OP I hope the chiro has better answers for you!
    04-30-2012, 11:14 PM
It might just be Lazyitis. He's gotten away with it for so long why should he hold up his feet. When a horse demands to put it's hoof down, I chase it out on the lunge for 3 circles. The first time teaches nothing but the second or third times teach him that he can either cooperate or work.
    05-01-2012, 10:17 AM
This was pretty much how I taught my first horse almost everything, and it was very effective. I never used it for picking up his feet, as we started than when he was just a baby, so it was never an issue.

It might be a case of lazyitis (I like that!); that would click right in with his personality, but he acts as though he wants to try, and he knows a treat is forthcoming when he gets it up.

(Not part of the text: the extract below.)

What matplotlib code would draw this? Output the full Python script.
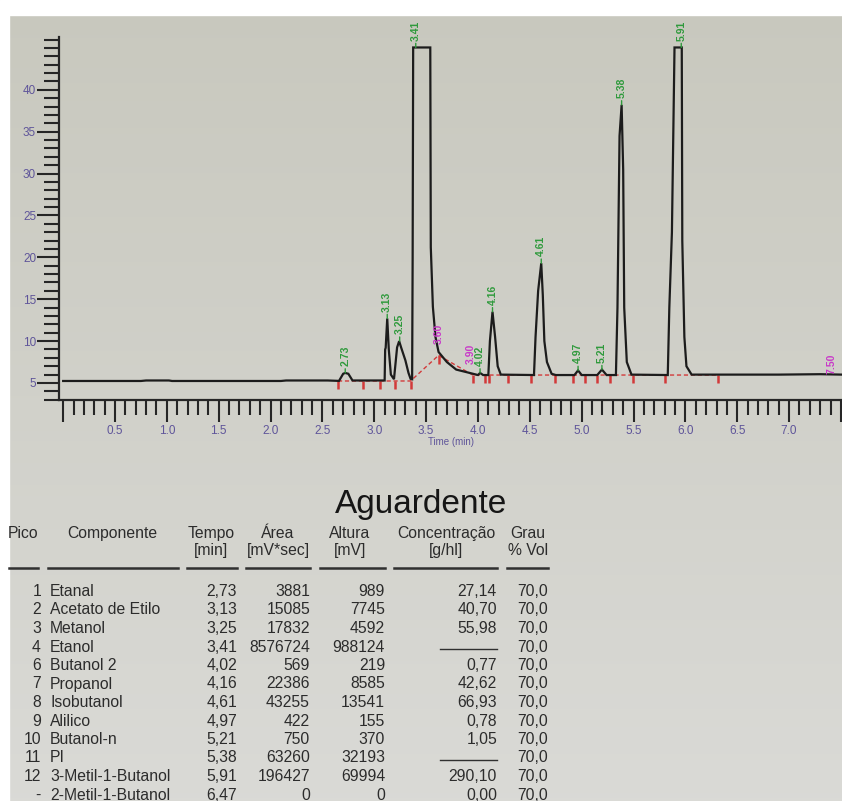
import numpy as np
import matplotlib
matplotlib.use("Agg")
import matplotlib.pyplot as plt
from matplotlib.ticker import MultipleLocator, FixedLocator

plt.rcParams['font.family'] = ['Liberation Sans', 'DejaVu Sans']

# ---------------- chromatogram data ----------------
trace_time = [0.00, 0.75, 0.80, 1.02, 1.05, 2.10, 2.15, 2.55, 2.66, 2.70, 2.72, 2.75, 2.79,
              3.10, 3.105, 3.11, 3.125, 3.14, 3.16, 3.19, 3.22, 3.24, 3.26, 3.30, 3.33, 3.35,
              3.365, 3.37, 3.375, 3.54, 3.545, 3.565, 3.59, 3.62, 3.70, 3.79, 3.92, 4.00,
              4.02, 4.05, 4.10, 4.115, 4.14, 4.165, 4.19, 4.22, 4.54, 4.555, 4.58, 4.61,
              4.625, 4.64, 4.665, 4.71, 4.75, 4.93, 4.965, 5.00, 5.15, 5.195, 5.24,
              5.33, 5.345, 5.365, 5.385, 5.40, 5.41, 5.435, 5.48, 5.83, 5.845, 5.87,
              5.895, 5.965, 5.97, 5.99, 6.01, 6.06, 6.90, 7.30, 7.51]
trace_signal = [5.24, 5.24, 5.30, 5.30, 5.24, 5.24, 5.30, 5.30, 5.25, 6.10, 6.20, 6.10, 5.30,
                5.30, 9.00, 9.20, 12.70, 9.00, 6.00, 5.45, 9.25, 10.00, 9.20, 7.70, 6.20, 5.50,
                5.45, 20.0, 45.05, 45.05, 21.2, 14.1, 10.5, 8.70, 7.50, 6.60, 6.20, 5.95,
                6.20, 5.95, 5.95, 10.0, 13.50, 10.50, 7.00, 6.00, 5.95, 10.50, 16.0, 19.30,
                15.50, 10.0, 7.50, 6.10, 5.95, 5.95, 6.50, 5.95, 5.95, 6.60, 5.95,
                5.95, 14.0, 34.5, 38.2, 30.5, 14.0, 7.50, 6.00, 5.95, 14.0, 23.0,
                45.05, 45.05, 22.0, 10.5, 7.00, 6.00, 6.00, 6.05, 6.00]

# integration marks (red)
mark_time = [2.65, 2.89, 3.06, 3.20, 3.35, 3.62, 3.95, 4.07, 4.11, 4.29, 4.51, 4.74,
             4.92, 5.03, 5.15, 5.27, 5.49, 5.80, 6.31]
mark_level = [5.24, 5.24, 5.24, 5.24, 5.24, 8.30, 5.95, 5.95, 5.95, 5.95, 5.95, 5.95,
              5.95, 5.95, 5.95, 5.95, 5.95, 5.95, 5.95]

# peak labels (green)
peak_text = ['2.73', '3.13', '3.25', '3.41', '4.02', '4.16', '4.61', '4.97', '5.21', '5.38', '5.91']
peak_time = [2.72, 3.125, 3.245, 3.40, 4.02, 4.14, 4.61, 4.965, 5.195, 5.385, 5.96]
peak_top = [6.2, 12.7, 10.0, 45.05, 6.2, 13.5, 19.3, 6.5, 6.6, 38.2, 45.05]

# event labels (magenta)
event_text = ['3.60', '3.90', '7.50']
event_time = [3.62, 3.93, 7.41]
event_y = [9.6, 7.3, 6.1]

ytick_values = [5, 10, 15, 20, 25, 30, 35, 40]
xtick_values = [0.0, 0.5, 1.0, 1.5, 2.0, 2.5, 3.0, 3.5, 4.0, 4.5, 5.0, 5.5, 6.0, 6.5, 7.0, 7.5]
xtick_labels = ['', '0.5', '1.0', '1.5', '2.0', '2.5', '3.0', '3.5', '4.0', '4.5', '5.0',
                '5.5', '6.0', '6.5', '7.0', '']

# ---------------- table data ----------------
title = 'Aguardente'
pico = ['1', '2', '3', '4', '6', '7', '8', '9', '10', '11', '12', '-']
componente = ['Etanal', 'Acetato de Etilo', 'Metanol', 'Etanol', 'Butanol 2', 'Propanol',
              'Isobutanol', 'Alilico', 'Butanol-n', 'PI', '3-Metil-1-Butanol', '2-Metil-1-Butanol']
tempo = ['2,73', '3,13', '3,25', '3,41', '4,02', '4,16', '4,61', '4,97', '5,21', '5,38', '5,91', '6,47']
area = ['3881', '15085', '17832', '8576724', '569', '22386', '43255', '422', '750', '63260', '196427', '0']
altura = ['989', '7745', '4592', '988124', '219', '8585', '13541', '155', '370', '32193', '69994', '0']
concentracao = ['27,14', '40,70', '55,98', None, '0,77', '42,62', '66,93', '0,78', '1,05', None, '290,10', '0,00']
grau = ['70,0'] * 12

W, H = 842, 801
fig = plt.figure(figsize=(W / 100, H / 100), dpi=100)


def fx(x):
    return x / W


def fy(y):
    return 1 - y / H


# background (photo-like paper tone)
bg = fig.add_axes([0, 0, 1, 1])
bg.set_xlim(0, W)
bg.set_ylim(H, 0)
bg.axis('off')
grad = np.linspace(0, 1, 256)[:, None]
c_top = np.array([0.785, 0.785, 0.745])
c_bot = np.array([0.855, 0.855, 0.840])
img = c_top[None, None, :] * (1 - grad[..., None]) + c_bot[None, None, :] * grad[..., None]
img = np.repeat(img, 4, axis=1)
bg.imshow(img, extent=[0, W, H, 0], aspect='auto', interpolation='bilinear')
bg.add_patch(plt.Rectangle((0, 0), W, 15, color='white', zorder=3))
bg.add_patch(plt.Rectangle((0, 0), 9, H, color='white', zorder=3))

# ---------------- chromatogram ----------------
ax = fig.add_axes([fx(59), fy(400), (W - 59) / W, (400 - 37) / H])
ax.set_facecolor('none')
ax.set_xlim(-0.04, 7.51)
ax.set_ylim(2.97, 46.3)
for s in ['top', 'right']:
    ax.spines[s].set_visible(False)
for s in ['left', 'bottom']:
    ax.spines[s].set_color('#262626')
    ax.spines[s].set_linewidth(1.6)

axis_col = '#262626'
lab_col = '#5f559a'
ax.xaxis.set_major_locator(FixedLocator(xtick_values))
ax.set_xticklabels(xtick_labels)
ax.xaxis.set_minor_locator(MultipleLocator(0.1))
ax.yaxis.set_major_locator(FixedLocator(ytick_values))
ax.set_yticklabels([str(v) for v in ytick_values])
ax.yaxis.set_minor_locator(MultipleLocator(1))
ax.tick_params(axis='x', which='major', direction='out', length=16, width=1.5,
               color=axis_col, labelcolor=lab_col, labelsize=8.5, pad=2)
ax.tick_params(axis='x', which='minor', direction='out', length=10.5, width=1.5, color=axis_col)
ax.tick_params(axis='y', which='major', direction='out', length=16, width=1.5,
               color=axis_col, labelcolor=lab_col, labelsize=8.5, pad=0.5)
ax.tick_params(axis='y', which='minor', direction='out', length=11, width=1.5, color=axis_col)
ax.text(3.74, -0.115, 'Time (min)', transform=ax.get_xaxis_transform(), ha='center',
        va='center', fontsize=7, color=lab_col)

# red integration baseline + marks
red = '#d23a3a'
ax.plot(mark_time, mark_level, color=red, lw=1.0, ls=(0, (3, 2)), zorder=2)
ax.vlines(mark_time, [v - 1.0 for v in mark_level], mark_level, color=red, lw=1.8, zorder=3)

# trace
ax.plot(trace_time, trace_signal, color='#1c1c1c', lw=1.6, zorder=4, solid_joinstyle='miter')

green = '#2f9a3c'
for txt, t, top in zip(peak_text, peak_time, peak_top):
    ax.annotate(txt, xy=(t, top), xytext=(0, 5), textcoords='offset points', rotation=90,
                ha='center', va='bottom', fontsize=7.5, color=green, fontweight='bold',
                arrowprops=dict(arrowstyle='-', color=green, lw=1.0, shrinkA=0, shrinkB=0),
                zorder=5)

mag = '#c83ac8'
for txt, t, yv in zip(event_text, event_time, event_y):
    ax.text(t, yv, txt, rotation=90, ha='center', va='bottom', fontsize=7.5, color=mag,
            fontweight='bold', zorder=5)

# ---------------- table ----------------
tcol = '#2c2c2c'
fs = 11.3
fig.text(fx(335), fy(513), title, fontsize=24, color='#161616', ha='left', va='baseline')

headers = [
    ('Pico', None, 23),
    ('Componente', None, 112),
    ('Tempo', '[min]', 211),
    ('Área', '[mV*sec]', 278),
    ('Altura', '[mV]', 350),
    ('Concentração', '[g/hl]', 446),
    ('Grau', '% Vol', 528),
]
for h1, h2, xc in headers:
    fig.text(fx(xc), fy(538), h1, fontsize=fs, color=tcol, ha='center', va='baseline')
    if h2:
        fig.text(fx(xc), fy(555), h2, fontsize=fs, color=tcol, ha='center', va='baseline')

rule_segments = [(9, 38), (48, 178), (187, 237), (246, 310), (320, 385), (394, 497), (507, 548)]
for x0, x1 in rule_segments:
    bg.plot([x0, x1], [568, 568], color='#303030', lw=1.8, zorder=4)

for i in range(len(pico)):
    yb = 596 + 18.5 * i
    fig.text(fx(41), fy(yb), pico[i], fontsize=fs, color=tcol, ha='right', va='baseline')
    fig.text(fx(50), fy(yb), componente[i], fontsize=fs, color=tcol, ha='left', va='baseline')
    fig.text(fx(237), fy(yb), tempo[i], fontsize=fs, color=tcol, ha='right', va='baseline')
    fig.text(fx(310), fy(yb), area[i], fontsize=fs, color=tcol, ha='right', va='baseline')
    fig.text(fx(385), fy(yb), altura[i], fontsize=fs, color=tcol, ha='right', va='baseline')
    if concentracao[i] is None:
        bg.plot([440, 497], [yb - 3, yb - 3], color='#303030', lw=1.0, zorder=4)
    else:
        fig.text(fx(497), fy(yb), concentracao[i], fontsize=fs, color=tcol, ha='right', va='baseline')
    fig.text(fx(548), fy(yb), grau[i], fontsize=fs, color=tcol, ha='right', va='baseline')

fig.savefig('out.png', dpi=100)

Well, that didn't sound right.

Anyway, he acts as though he wants to, and he does it, but it takes him a minute and he seems uncomfortable. Then I see him buck high, wide and free in the paddock or roll over twelve times in a row, and I think he's putting me on. He is WAY more athletic in that way than was my Arab.

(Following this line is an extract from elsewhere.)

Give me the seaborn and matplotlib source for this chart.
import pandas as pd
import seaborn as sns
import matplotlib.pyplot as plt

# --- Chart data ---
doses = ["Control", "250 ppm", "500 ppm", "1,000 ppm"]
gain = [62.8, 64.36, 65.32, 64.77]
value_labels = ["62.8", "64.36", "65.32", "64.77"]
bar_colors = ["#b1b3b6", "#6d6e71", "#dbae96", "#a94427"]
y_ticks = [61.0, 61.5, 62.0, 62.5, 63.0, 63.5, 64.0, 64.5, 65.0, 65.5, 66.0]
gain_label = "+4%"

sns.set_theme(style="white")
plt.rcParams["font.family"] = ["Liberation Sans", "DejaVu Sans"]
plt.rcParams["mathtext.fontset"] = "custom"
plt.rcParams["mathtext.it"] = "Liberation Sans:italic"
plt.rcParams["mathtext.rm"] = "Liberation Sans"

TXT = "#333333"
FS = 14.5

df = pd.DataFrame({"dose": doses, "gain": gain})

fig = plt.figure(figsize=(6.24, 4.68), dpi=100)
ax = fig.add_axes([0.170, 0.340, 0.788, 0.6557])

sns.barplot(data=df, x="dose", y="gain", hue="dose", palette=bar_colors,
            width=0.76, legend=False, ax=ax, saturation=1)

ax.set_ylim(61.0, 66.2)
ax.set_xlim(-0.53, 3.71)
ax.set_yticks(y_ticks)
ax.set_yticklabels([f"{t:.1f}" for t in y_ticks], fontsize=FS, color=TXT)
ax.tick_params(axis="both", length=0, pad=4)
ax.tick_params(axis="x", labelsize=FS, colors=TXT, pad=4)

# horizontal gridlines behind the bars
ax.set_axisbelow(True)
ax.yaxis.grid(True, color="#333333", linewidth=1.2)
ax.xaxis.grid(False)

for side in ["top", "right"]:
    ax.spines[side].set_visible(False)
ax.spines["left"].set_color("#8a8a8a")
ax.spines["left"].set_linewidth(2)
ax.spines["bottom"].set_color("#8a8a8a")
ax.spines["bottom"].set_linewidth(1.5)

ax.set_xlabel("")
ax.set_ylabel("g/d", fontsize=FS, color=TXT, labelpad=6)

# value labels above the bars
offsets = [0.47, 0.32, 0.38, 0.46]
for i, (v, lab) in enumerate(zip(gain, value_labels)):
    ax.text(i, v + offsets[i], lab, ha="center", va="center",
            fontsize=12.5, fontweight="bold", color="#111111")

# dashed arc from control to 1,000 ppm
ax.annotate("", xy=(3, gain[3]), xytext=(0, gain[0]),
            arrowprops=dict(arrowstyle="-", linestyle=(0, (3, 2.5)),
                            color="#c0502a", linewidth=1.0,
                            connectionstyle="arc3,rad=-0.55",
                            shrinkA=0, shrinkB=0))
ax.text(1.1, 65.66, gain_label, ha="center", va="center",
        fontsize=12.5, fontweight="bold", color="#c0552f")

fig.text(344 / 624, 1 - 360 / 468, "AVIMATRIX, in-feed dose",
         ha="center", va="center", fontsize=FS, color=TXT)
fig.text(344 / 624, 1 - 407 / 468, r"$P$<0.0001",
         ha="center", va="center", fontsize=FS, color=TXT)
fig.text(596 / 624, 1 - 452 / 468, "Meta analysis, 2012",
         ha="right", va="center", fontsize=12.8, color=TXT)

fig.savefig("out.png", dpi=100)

I'll see what the chiropractor says...
    05-01-2012, 10:45 AM
There's a gal on youtube who taps a draft horse's hip with her pick and his picks up and holds his hoof high for her to clean. It's almost comical but it shows it can be done. She always follows with a treat.Horses quickly figure out that if they lean or drop a hip some dumb person will hold the leg up for them. My trail horse was a pro at dropping his left shoulder and leaning most of his weight on the farrier. The rest he was good with. I'd be busy trying shift his weight so he couldn't lean. Then it dawned on me, change the sequence. Farrier started on right front, rh, lh. When he got to the left front the horse didn't lean. Why? Who knows but it worked ever after.
    05-01-2012, 12:22 PM
I like it! We're going to get there, somehow!
    05-01-2012, 12:32 PM
Try picking up your drafts hooves each day for a few minutes, tap on them, then let it go. Each day do it for a little loner, if they pull back then make a sound that is guttural or a firm NO and hold it then let the hoof down. I did this with my draft mare and she is a lot better now. If she did lean I would take the end of a hoof pick and shove it into her ribs with a NO, not hard enough to hurt her but enough to make it uncomfortable so she wouldn't immediately lean.